Target Date Funds: Automatic rebalancing based on retirement date. Higher charges (0.5-1%) but hands-off approach. Suitable for investors wanting professional asset allocation management.

ESG Investments: Environmental, Social, Governance focus growing rapidly. Slightly higher charges but aligning investments with values. Performance increasingly competitive with traditional funds.

Pension Access & Retirement Planning

Flexible Access from 55 (57 from 2028)

25% Tax-Free Lump Sum: Maximum £268,275 tax-free cash from April 2024. Strategic timing can optimize tax position. Consider phased withdrawals rather than maximum upfront.

Income Drawdown: Flexible income with investment risk remaining with member. Income tax applies to withdrawals above 25%. Death benefits pass to beneficiaries tax-efficiently.

Annuity Purchase: Guaranteed income for life but poor value at current rates. Consider deferred annuities or partial annuitization for guaranteed base income.

Phased Retirement: Draw from different pension pots sequentially. Allows tax-efficient income progression and maintains investment growth on unused portions.

Tax-Efficient Withdrawal Strategies

Personal Allowance Utilization: Use full £12,570 personal allowance annually through pension income. Coordinate with state pension to avoid wasting allowances.

Basic Rate Band Management: Keep total income below £50,270 to avoid higher rate tax. Use ISAs and other investments to supplement pension income tax-efficiently.

Pension/ISA Sequencing: Generally use ISAs first to allow continued pension growth. Exception: use pension first if expecting higher tax rates in future years.

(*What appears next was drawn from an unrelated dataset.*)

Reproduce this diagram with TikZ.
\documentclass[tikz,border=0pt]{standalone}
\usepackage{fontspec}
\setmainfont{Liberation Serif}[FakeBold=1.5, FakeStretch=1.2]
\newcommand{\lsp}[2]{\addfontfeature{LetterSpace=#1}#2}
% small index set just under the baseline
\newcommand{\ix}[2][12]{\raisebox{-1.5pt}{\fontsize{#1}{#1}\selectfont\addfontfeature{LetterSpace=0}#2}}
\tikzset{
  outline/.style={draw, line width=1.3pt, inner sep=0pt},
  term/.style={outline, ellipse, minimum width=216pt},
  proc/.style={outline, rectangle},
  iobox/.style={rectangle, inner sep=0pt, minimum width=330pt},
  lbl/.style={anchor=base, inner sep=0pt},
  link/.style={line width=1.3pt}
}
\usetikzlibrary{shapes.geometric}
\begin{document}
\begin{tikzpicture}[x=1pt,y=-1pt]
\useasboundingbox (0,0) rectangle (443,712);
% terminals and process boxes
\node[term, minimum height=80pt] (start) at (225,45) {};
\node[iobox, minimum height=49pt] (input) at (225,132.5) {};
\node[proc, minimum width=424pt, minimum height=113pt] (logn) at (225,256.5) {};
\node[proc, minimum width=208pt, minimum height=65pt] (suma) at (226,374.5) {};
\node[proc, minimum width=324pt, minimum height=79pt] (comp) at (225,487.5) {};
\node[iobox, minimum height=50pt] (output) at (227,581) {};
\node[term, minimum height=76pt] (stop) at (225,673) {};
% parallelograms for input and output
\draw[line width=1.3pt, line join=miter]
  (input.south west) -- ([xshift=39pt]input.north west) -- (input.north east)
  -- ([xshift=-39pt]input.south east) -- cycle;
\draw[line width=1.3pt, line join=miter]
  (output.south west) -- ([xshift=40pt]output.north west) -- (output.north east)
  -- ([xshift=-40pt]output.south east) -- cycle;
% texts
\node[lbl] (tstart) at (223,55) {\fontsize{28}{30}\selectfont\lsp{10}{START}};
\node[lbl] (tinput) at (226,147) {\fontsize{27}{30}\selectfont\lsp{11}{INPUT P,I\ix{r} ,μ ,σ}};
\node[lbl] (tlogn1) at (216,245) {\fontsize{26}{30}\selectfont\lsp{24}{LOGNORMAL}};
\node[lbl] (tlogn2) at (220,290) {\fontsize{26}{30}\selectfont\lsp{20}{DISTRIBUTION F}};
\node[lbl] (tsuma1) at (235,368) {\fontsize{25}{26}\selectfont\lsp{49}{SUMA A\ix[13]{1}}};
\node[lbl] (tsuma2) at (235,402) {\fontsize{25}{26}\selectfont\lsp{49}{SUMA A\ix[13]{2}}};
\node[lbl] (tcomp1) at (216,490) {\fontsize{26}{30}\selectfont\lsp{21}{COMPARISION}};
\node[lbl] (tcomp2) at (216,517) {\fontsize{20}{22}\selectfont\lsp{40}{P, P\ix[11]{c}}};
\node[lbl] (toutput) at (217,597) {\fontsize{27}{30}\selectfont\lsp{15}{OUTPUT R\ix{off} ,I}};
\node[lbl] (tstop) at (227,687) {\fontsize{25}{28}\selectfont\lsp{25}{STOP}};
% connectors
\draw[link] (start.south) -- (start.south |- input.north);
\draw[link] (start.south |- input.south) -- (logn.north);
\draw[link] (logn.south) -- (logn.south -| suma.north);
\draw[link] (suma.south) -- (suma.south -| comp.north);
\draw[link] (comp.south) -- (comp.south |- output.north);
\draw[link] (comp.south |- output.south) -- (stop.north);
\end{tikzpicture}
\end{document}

Spousal Income Planning: Balance income between spouses to optimize tax position. Transfer pension rights where beneficial and consider different access timing.

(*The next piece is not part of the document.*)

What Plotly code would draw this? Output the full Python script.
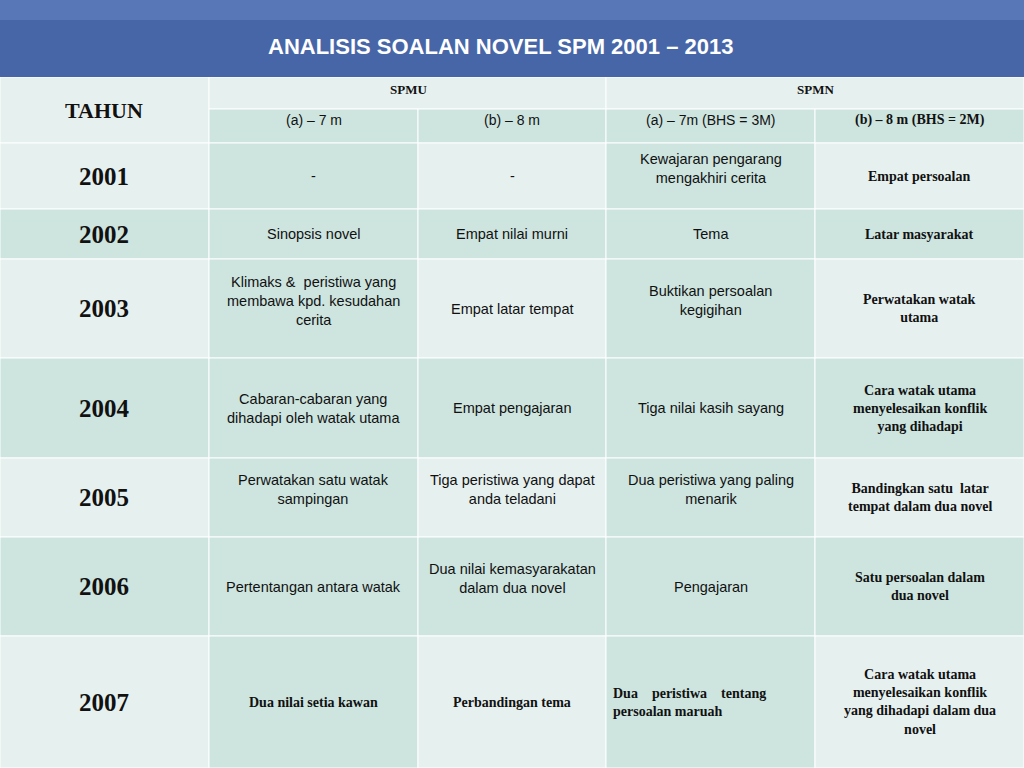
import plotly.graph_objects as go

title = "ANALISIS SOALAN NOVEL SPM 2001 – 2013"
years = ["2001", "2002", "2003", "2004", "2005", "2006", "2007"]
spmu_a = ["-", "Sinopsis novel", "Klimaks &amp;  peristiwa yang<br>membawa kpd. kesudahan<br>cerita",
          "Cabaran-cabaran yang<br>dihadapi oleh watak utama", "Perwatakan satu watak<br>sampingan",
          "Pertentangan antara watak", "Dua nilai setia kawan"]
spmu_b = ["-", "Empat nilai murni", "Empat latar tempat", "Empat pengajaran",
          "Tiga peristiwa yang dapat<br>anda teladani", "Dua nilai kemasyarakatan<br>dalam dua novel",
          "Perbandingan tema"]
spmn_a = ["Kewajaran pengarang<br>mengakhiri cerita", "Tema", "Buktikan persoalan<br>kegigihan",
          "Tiga nilai kasih sayang", "Dua peristiwa yang paling<br>menarik", "Pengajaran",
          "Dua    peristiwa    tentang<br>persoalan maruah"]
spmn_b = ["Empat persoalan", "Latar masyarakat", "Perwatakan watak<br>utama",
          "Cara watak utama<br>menyelesaikan konflik<br>yang dihadapi",
          "Bandingkan satu  latar<br>tempat dalam dua novel", "Satu persoalan dalam<br>dua novel",
          "Cara watak utama<br>menyelesaikan konflik<br>yang dihadapi dalam dua<br>novel"]
headers_top = ["TAHUN", "SPMU", "SPMN"]
headers_sub = ["(a) – 7 m", "(b) – 8 m", "(a) – 7m (BHS = 3M)", "(b) – 8 m (BHS = 2M)"]

cols = [0, 209, 418, 606, 815, 1024]
rows = [143, 209, 259, 358, 458, 537, 636, 768]
LIGHT, DARK = "#e6f0ef", "#cde4df"
SERIF = "Liberation Serif"
SANS = "Liberation Sans"

fig = go.Figure()
shapes, ann = [], []

def rect(x0, y0, x1, y1, c):
    shapes.append(dict(type="rect", x0=x0, x1=x1, y0=y0, y1=y1, fillcolor=c,
                       line=dict(color="white", width=1), layer="below"))

def text(x, y, t, font, size, color="#111", bold=False, align="center", xanchor="center"):
    ann.append(dict(x=x, y=y, text=f"<b>{t}</b>" if bold else t, showarrow=False,
                    font=dict(family=font, size=size, color=color), align=align,
                    xanchor=xanchor, yanchor="middle"))

shapes.append(dict(type="rect", x0=0, x1=1024, y0=0, y1=77, fillcolor="#4766a8", line=dict(width=0)))
shapes.append(dict(type="rect", x0=0, x1=1024, y0=0, y1=20, fillcolor="#5877b6", line=dict(width=0)))
text(500, 46, title, SANS, 22, "white", bold=True)

rect(0, 77, 209, 143, LIGHT)
rect(209, 77, 606, 109, LIGHT)
rect(606, 77, 1024, 109, LIGHT)
for i in range(4):
    rect(cols[i+1], 109, cols[i+2], 143, DARK)
text(104, 110, headers_top[0], SERIF, 22, bold=True)
text(408, 89, headers_top[1], SERIF, 13, bold=True)
text(815, 89, headers_top[2], SERIF, 13, bold=True)
for i, h in enumerate(headers_sub):
    text((cols[i+1]+cols[i+2])/2, 120, h, SANS if i < 3 else SERIF, 14 if i < 3 else 14, bold=(i == 3))

data = [spmu_a, spmu_b, spmn_a, spmn_b]
for r, y in enumerate(years):
    y0, y1 = rows[r], rows[r+1]
    for c in range(5):
        col = DARK if r % 2 == 1 else (LIGHT if c % 2 == 0 else DARK)
        rect(cols[c], y0, cols[c+1], y1, col)
    ym = (y0 + y1) / 2
    text(104, ym, y, SERIF, 25, bold=True)
    for c in range(4):
        t = data[c][r]
        bold = (c == 3) or (r == 6)
        xm = (cols[c+1] + cols[c+2]) / 2
        ytxt = ym - 8 if (c < 3 and not bold and r in (0, 2, 4, 5) and "<br>" in t) else ym
        if bold and c == 2:
            text(cols[c+1] + 5, ytxt, t, SERIF, 14, bold=True, align="left", xanchor="left")
        else:
            text(xm, ytxt, t, SERIF if bold else SANS, 14 if bold else 14.5, bold=bold)

fig.update_layout(width=1024, height=768, margin=dict(l=0, r=0, t=0, b=0),
                  paper_bgcolor="white", plot_bgcolor="white", shapes=shapes, annotations=ann,
                  xaxis=dict(range=[0, 1024], visible=False, fixedrange=True),
                  yaxis=dict(range=[768, 0], visible=False, fixedrange=True),
                  showlegend=False)
fig.write_html("out.html", config={"displayModeBar": False})
with open("out.html", encoding="utf-8") as f:
    html = f.read()
html = html.replace("<head>", "<head><style>html,body{margin:0;padding:0;overflow:hidden;}</style>", 1)
with open("out.html", "w", encoding="utf-8") as f:
    f.write(html)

Advanced Pension Strategies

High Earner Considerations

Annual allowance tapers from £260,000 adjusted income, reducing to £10,000 minimum. Complex calculation includes pension contributions and threshold income. Consider carry forward from previous years and timing of bonus payments to optimize contributions within tapered limits.

Death Benefit Planning

Pensions outside inheritance tax scope if death before 75. Beneficiaries receive fund tax-free. Death after 75 means beneficiaries pay income tax on withdrawals at their marginal rate. Consider pension vs ISA for inheritance planning - pensions often superior for IHT purposes.

International Considerations

QROPS (Qualifying Recognised Overseas Pension Schemes) available for emigrants. Double taxation treaties affect pension taxation for non-UK residents. Consider impact of residency changes on pension benefits and seek specialist advice for international transfers.

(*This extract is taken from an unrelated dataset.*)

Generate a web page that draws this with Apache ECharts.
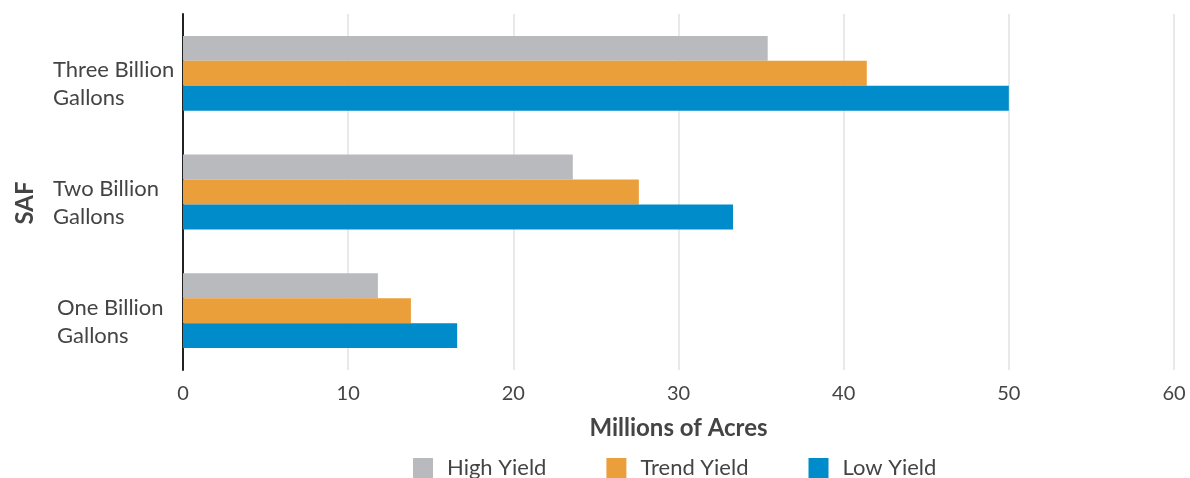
<!DOCTYPE html>
<html>
<head>
<meta charset="utf-8">
<script src="https://cdn.jsdelivr.net/npm/echarts@6/dist/echarts.min.js"></script>
<style>html,body{margin:0;padding:0;background:#fff}#c{width:1190px;height:478px}</style>
</head>
<body>
<div id="c"></div>
<script>
const categories = ['One Billion\nGallons', 'Two Billion\nGallons', 'Three Billion\nGallons'];
const seriesNames = ['High Yield', 'Trend Yield', 'Low Yield'];
const highYield = [11.8, 23.6, 35.4];
const trendYield = [13.8, 27.6, 41.4];
const lowYield = [16.6, 33.3, 50.0];
const xTicks = [0, 10, 20, 30, 40, 50, 60];
const colors = ['#b9babd', '#eb9f3a', '#008bcb'];

const chart = echarts.init(document.getElementById('c'));
const font = 'Lato, "Open Sans", sans-serif';
chart.setOption({
  animation: false,
  textStyle: { fontFamily: font },
  grid: { left: 183, right: 16, top: 14, bottom: 108, containLabel: false, outerBoundsMode: 'none' },
  legend: {
    top: 457, left: 413, padding: 0, itemWidth: 20, itemHeight: 20, itemGap: 60,
    icon: 'rect',
    textStyle: { fontSize: 22, color: '#444', fontFamily: font, padding: [0, 0, 0, 9] },
    data: seriesNames
  },
  xAxis: {
    type: 'value', min: xTicks[0], max: xTicks[xTicks.length - 1], interval: 10,
    name: 'Millions of Acres', nameLocation: 'middle', nameGap: 46,
    nameTextStyle: { fontSize: 24, fontWeight: 'bold', color: '#444', fontFamily: font },
    axisLine: { show: false }, axisTick: { show: false },
    axisLabel: { fontSize: 20, color: '#444', margin: 14, fontFamily: font },
    splitLine: { show: true, lineStyle: { color: '#e2e2e2', width: 1.5 } }
  },
  yAxis: {
    type: 'category', data: categories,
    name: 'SAF', nameLocation: 'middle', nameGap: 146, nameRotate: 90,
    nameTextStyle: { fontSize: 24, fontWeight: 'bold', color: '#444', fontFamily: font, padding: [0, 22, 0, 0] },
    axisLine: { show: true, lineStyle: { color: '#222', width: 2 } },
    axisTick: { show: false },
    axisLabel: {
      align: 'left', margin: 130, padding: [22, 0, 0, 0],
      fontSize: 22, lineHeight: 28, color: '#444', fontFamily: font,
      formatter: (v, i) => v.split('\n').map(l => (i === 0 ? '{o|' : '{n|') + l + '}').join('\n'),
      rich: {
        n: { fontSize: 22, lineHeight: 28, color: '#444', fontFamily: font },
        o: { fontSize: 22, lineHeight: 28, color: '#444', fontFamily: font, padding: [0, 0, 0, 4] }
      }
    },
    splitLine: { show: false }
  },
  series: [
    { name: seriesNames[0], type: 'bar', data: highYield, itemStyle: { color: colors[0] }, barGap: '0%', barCategoryGap: '37%' },
    { name: seriesNames[1], type: 'bar', data: trendYield, itemStyle: { color: colors[1] }, barGap: '0%', barCategoryGap: '37%' },
    { name: seriesNames[2], type: 'bar', data: lowYield, itemStyle: { color: colors[2] }, barGap: '0%', barCategoryGap: '37%' }
  ]
});
</script>
</body>
</html>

Small Self-Administered Schemes (SSAS)

Occupational pension schemes for company directors and employees. Can invest in commercial property including business premises. Higher setup costs but greater investment flexibility. Suitable for established businesses wanting property investment within pension wrapper.

Common Pension Mistakes to Avoid

Contribution Errors

Missing Employer Match: Failing to contribute enough to receive full employer contributions is forfeiting free money. Always contribute minimum to receive maximum employer match.

Annual Allowance Breaches: Exceeding £60,000 (or tapered amount) triggers tax charges. Monitor total contributions across all schemes and use carry forward strategically.

Irregular Contributions: Delaying contributions loses valuable compound growth time. Regular monthly contributions often more beneficial than annual lump sums.

Ignoring Carry Forward: High earners not using unused allowances from previous three years miss significant tax relief opportunities worth thousands annually.

Investment and Planning Errors

High Charges: Paying 2%+ annually in charges destroys long-term returns. Even 1% difference costs £100,000+ over 40 years on typical contributions.

Poor Asset Allocation: Too conservative in early years limits growth. Too aggressive near retirement increases sequence of returns risk affecting retirement income.

Multiple Small Pots: Failing to consolidate pensions leads to higher charges and complexity. Consider transfers to modern low-cost providers with better investment options.

Inadequate Monitoring: Annual review essential for performance, charges, and strategy adjustment. Pension set-and-forget approach often suboptimal for changing circumstances.